La visión de la guerra del historiador británico desmonta —sin cuestionar su talento como novelista— el relato artístico de Tolstói, que fue el Homero de esta epopeya rusa pero, igual que hiciera el poeta griego, concentró su relato en un periodo concreto y con unas coordenadas limitadas para presentar el triunfo ruso como un acto de resistencia popular. Lieven cuenta otra guerra: el hundimiento de Bonaparte fue obra de la aristocracia zarista gracias al espionaje, al talento de los generales de su Estado Mayor zarista —Kutuzov y Barclay de Tolly—, a la colaboración de significados militares alemanes que se pasaron al bando ruso y, en último término, a la coalición (Austria, Prusia, Suecia) que salvaría a Europa de Napoleón.

El cuadro general podría, por tanto, resumirse así: el Ancien Régime imponiéndose al absolutismo moderno que nace tras el ocaso histórico en Francia de esta misma forma de soberanía. El colofón es la conquista rusa de París, sin la cual no hubiera cesado el conflicto.

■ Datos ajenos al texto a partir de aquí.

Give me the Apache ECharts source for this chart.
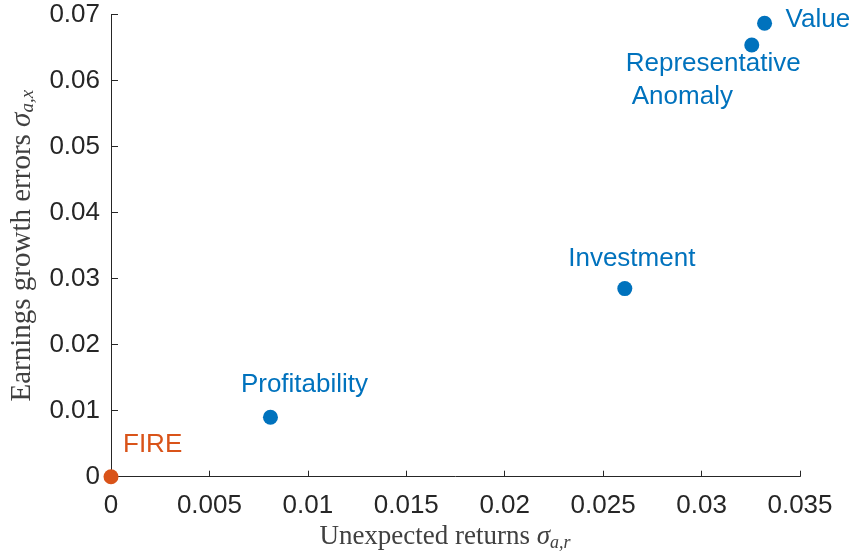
<!DOCTYPE html>
<html>
<head>
<meta charset="utf-8">
<script src="https://cdn.jsdelivr.net/npm/echarts@6/dist/echarts.min.js"></script>
<style>
html,body{margin:0;padding:0;background:#fff;}
#chart{width:854px;height:554px;}
</style>
</head>
<body>
<div id="chart"></div>
<script>
// Data
const names = ['FIRE', 'Profitability', 'Investment', 'Representative Anomaly', 'Value'];
const xValues = [0, 0.0081, 0.0261, 0.03255, 0.0332];
const yValues = [0, 0.0090, 0.0285, 0.0654, 0.0687];
const xTicks = { min: 0, max: 0.035, interval: 0.005 };
const yTicks = { min: 0, max: 0.07, interval: 0.01 };

const BLUE = '#0072BD';
const ORANGE = '#D95319';
const AX = '#262626';
const LBL = '#404040';
const SANS = '"Liberation Sans", Arial, Helvetica, sans-serif';
const SERIF = '"Liberation Serif", "Times New Roman", serif';

// label placement (styles only)
const labelCfg = {
  'FIRE': { align: 'left', offset: [12, -32], color: ORANGE },
  'Profitability': { align: 'center', offset: [34, -32], color: BLUE },
  'Investment': { align: 'center', offset: [7, -30], color: BLUE },
  'Representative Anomaly': { align: 'left', offset: [-126, 35], color: BLUE, twoLine: true },
  'Value': { align: 'left', offset: [21, -3], color: BLUE }
};

const pts = names.map((n, i) => {
  const c = labelCfg[n];
  return {
    name: n,
    value: [xValues[i], yValues[i]],
    itemStyle: { color: n === 'FIRE' ? ORANGE : BLUE, opacity: 1 },
    label: {
      show: true,
      position: 'inside',
      align: c.align,
      verticalAlign: 'middle',
      offset: c.offset,
      color: c.color,
      opacity: 1,
      fontFamily: SANS,
      fontSize: 26,
      lineHeight: 33,
      formatter: c.twoLine ? '{a|Representative}\n{b|Anomaly}' : n,
      rich: c.twoLine ? {
        a: { color: BLUE, fontFamily: SANS, fontSize: 26, lineHeight: 33 },
        b: { color: BLUE, fontFamily: SANS, fontSize: 26, lineHeight: 33, padding: [0, 0, 0, 6] }
      } : undefined
    }
  };
});

function richName(size) {
  return {
    t: { fontFamily: SERIF, fontSize: size, color: LBL, lineHeight: 30, verticalAlign: 'middle' },
    s: { fontFamily: SERIF, fontStyle: 'italic', fontSize: size, color: LBL, lineHeight: 30, verticalAlign: 'middle' },
    sub: { fontFamily: SERIF, fontStyle: 'italic', fontSize: Math.round(size * 0.66), color: LBL, lineHeight: 30, verticalAlign: 'bottom' }
  };
}

const chart = echarts.init(document.getElementById('chart'), null, { renderer: 'canvas' });
chart.setOption({
  animation: false,
  backgroundColor: '#ffffff',
  grid: { left: 111, right: 54, top: 14.7, bottom: 77.3, containLabel: false, outerBoundsMode: 'none' },
  xAxis: {
    type: 'value',
    min: xTicks.min, max: xTicks.max, interval: xTicks.interval,
    name: '{t|Unexpected returns }{s|σ}{sub|a,r}',
    nameLocation: 'middle',
    nameGap: 45,
    nameTextStyle: { padding: [0, 21, 0, 0], rich: richName(27) },
    axisLine: { show: true, onZero: false, lineStyle: { color: AX, width: 1 } },
    axisTick: { show: true, inside: true, length: 6, lineStyle: { color: AX } },
    axisLabel: { color: AX, fontFamily: SANS, fontSize: 26, margin: 16 },
    splitLine: { show: false }
  },
  yAxis: {
    type: 'value',
    min: yTicks.min, max: yTicks.max, interval: yTicks.interval,
    name: '{t|Earnings growth errors }{s|σ}{sub|a,x}',
    nameLocation: 'middle',
    nameGap: 74,
    nameRotate: 90,
    nameTextStyle: { rich: richName(29) },
    axisLine: { show: true, onZero: false, lineStyle: { color: AX, width: 1 } },
    axisTick: { show: true, inside: true, length: 7, lineStyle: { color: AX } },
    axisLabel: { color: AX, fontFamily: SANS, fontSize: 26, margin: 11 },
    splitLine: { show: false }
  },
  series: [{
    type: 'scatter',
    symbol: 'circle',
    symbolSize: 15,
    data: pts,
    clip: false,
    z: 5
  }]
});
</script>
</body>
</html>
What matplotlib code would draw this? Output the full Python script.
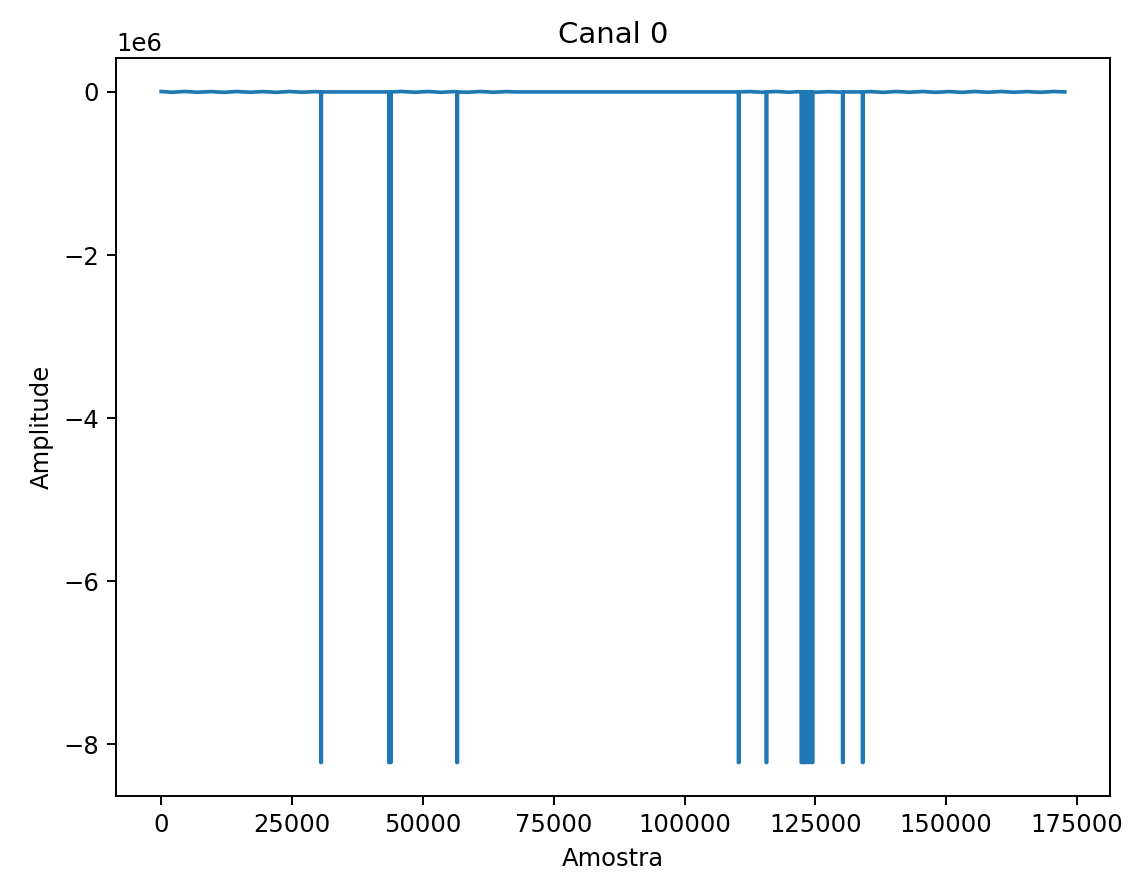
import numpy as np
import matplotlib
matplotlib.use('Agg')
import matplotlib.pyplot as plt

# baseline samples (near zero, small noise bursts)
base_x = [0, 2000, 4500, 7000, 9500, 12000, 14500, 17000, 19500, 22000, 24500, 27000, 29500, 31000,
          43500, 46000, 48500, 51000, 53500, 56000, 58500, 61000, 63500, 66000, 67500,
          110000, 112500, 115000, 117500, 120000, 122000, 125000, 127500, 130000, 133000, 135500,
          138000, 140500, 143000, 145500, 148000, 150500, 153000, 155500, 158000, 160500, 163000,
          165500, 168000, 170500, 172680]
base_y = [5000, -4000, 5000, -4000, 4000, -5000, 5000, -4000, 4000, -5000, 5000, -4000, 4000, 0,
          0, 5000, -4000, 5000, -5000, 4000, -4000, 5000, -4000, 4000, 0,
          0, 4000, -4000, 5000, -4000, 4000, -4000, 3000, -3000, 0, 4000,
          -5000, 5000, -4000, 5000, -5000, 4000, -5000, 5000, -4000, 5000, -4000,
          4000, -5000, 5000, 0]

# glitches going down to the ADC floor
spike_x = [30500, 43500, 43800, 56500, 110300, 115600,
           122300, 122600, 122900, 123300, 123700, 124100, 124400,
           130200, 134000]
spike_depth = [-8220000] * len(spike_x)
SPIKE_W = 120


def buildSignal():
    xs = list(base_x)
    ys = list(base_y)
    for sx, sd in zip(spike_x, spike_depth):
        xs += [sx, sx, sx + SPIKE_W, sx + SPIKE_W]
        ys += [0, sd, sd, 0]
    xs = np.array(xs, dtype=float)
    ys = np.array(ys, dtype=float)
    order = np.argsort(xs, kind='stable')
    return xs[order], ys[order]


def main():
    x, y = buildSignal()
    fig, ax = plt.subplots(figsize=(1137 / 175, 881 / 175), dpi=175)
    fig.subplots_adjust(left=0.102, right=0.9763, top=0.9342, bottom=0.0965)
    ax.plot(x, y)
    ax.set_title('Canal 0')
    ax.set_xlabel('Amostra')
    ax.set_ylabel('Amplitude')
    plt.savefig('out.png', dpi=175)
    plt.close(fig)


if __name__ == "__main__":
    main()
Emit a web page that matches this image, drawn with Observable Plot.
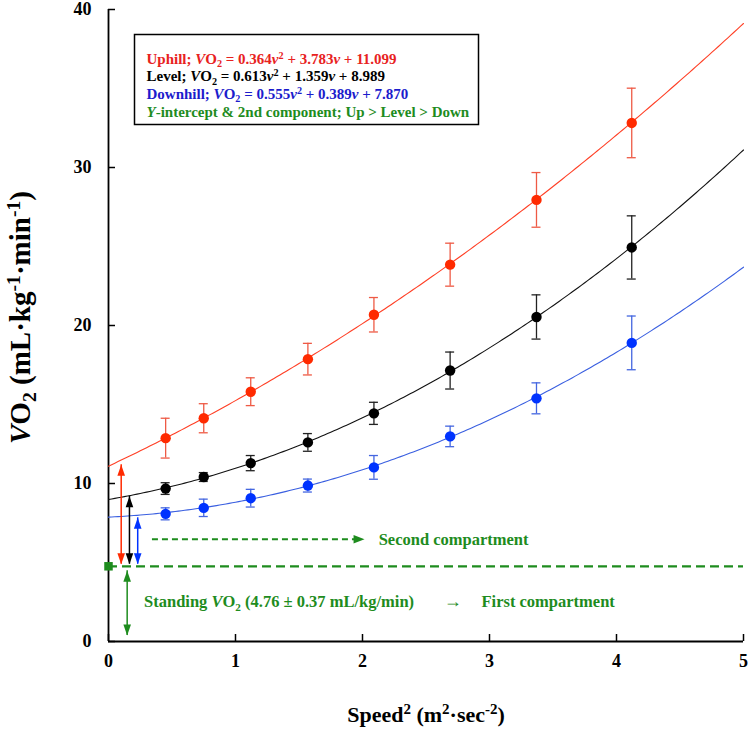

Sin duda es el episodio supremo de esta colosal paradoja. «El zar Alejandro» —escribe Lieven— «estaba convencido de que la seguridad rusa y la europea eran mutuamente dependientes, algo que sigue siendo cierto a día de hoy. Tal vez pueda extraerse alguna lección de ese momento en el que mayoritariamente se vio al ejército ruso que avanzaba a través de Europa en 1813-14 como un ejército de liberación cuyas victorias significaban el final de las extorsiones de Napoleón y de una época de constantes guerras, y el reestablecimiento del comercio y la prosperidad europeos».

Parece una suerte de impugnación de la perspectiva europea acerca de la guerra de Ucrania. Con una salvedad: la Rusia totalitaria de Putin, más que una mímesis zarista, es la máxima expresión del nacionalismo exacerbado que, una centuria más tarde, causaría la Gran Guerra de 1914 y desembocaría, varias décadas después, en la Segunda Guerra Mundial.